The rate at which cyberattacks are increasing are being noticed by both their victims and the FBI, who are seeing more people affected by online crimes and scams.
Cyberattacks are occurring at an all-time rapid pace. The FBI recently announced a staggering statistic providing some insight into just how quickly that pace is increasing. According to an IC3 recent post, it took seven years for the FBI to collect its first million complaints. That is compared to the most recent million complaints only taking slightly more than one year, less than half the time it took for the previous million.
According to the FBI, complaints of cyberattacks and scams increased nearly 70% between 2019 and 2020 (no 2021 data has been released). The top three crimes reported by victims in 2020 were phishing scams, non-payment/non-delivery scams, and extortion. The first is an attack technique, whereas the last two are social engineering themes.

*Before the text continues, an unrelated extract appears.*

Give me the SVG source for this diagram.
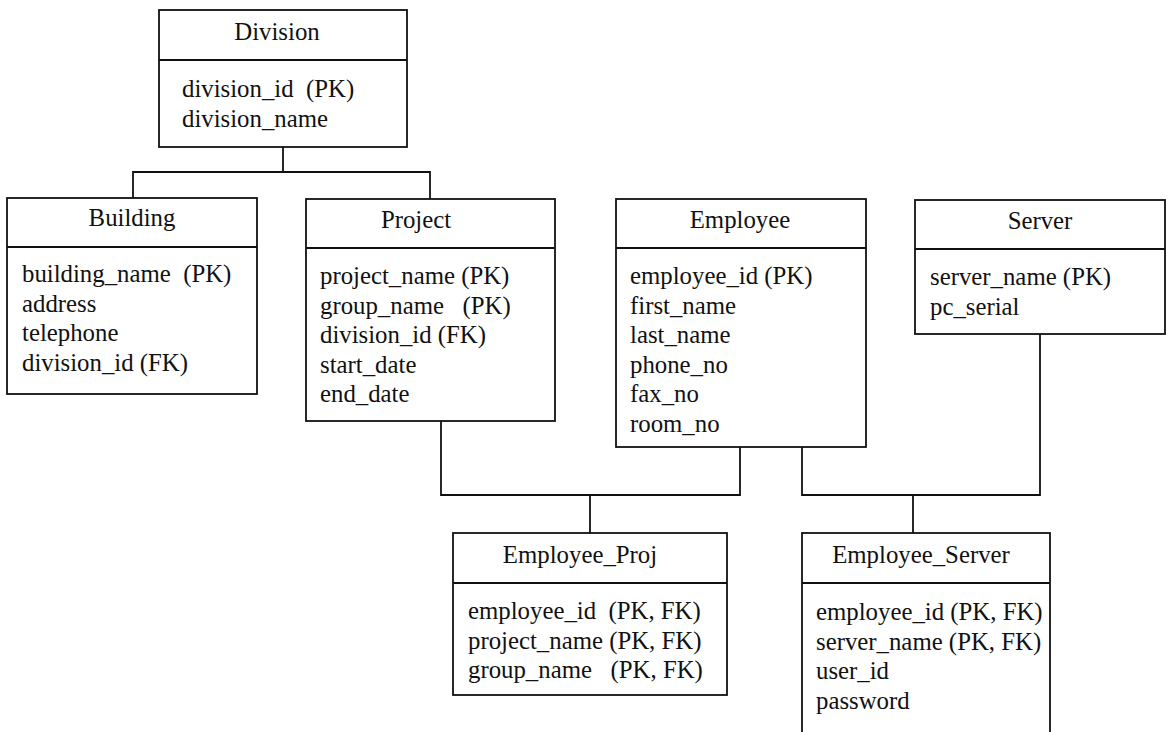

It’s important to realize that while email is a primary attack vector for most cyberattacks, cybercriminals can take any path they deem appropriate – phone, SMS/text, email, online, or a combination therein.
The staggering growth of the number of complaints is a reflection of both an understanding of the availability of the FBI’s complaint center, as well as the massive increase in the number of attacks. With “as a service” models for most attacks springing up daily, it’s relatively easy for just about anyone to join in and become a cybercriminal.
Keeping cybersecurity vigilance high in the workplace is always my recommendation. Using Security Awareness Training continually keeps your users up-to-date of the latest types of attacks, scams, social engineering tactics, and threats, so users know what to look for and how to avoid falling for an attack.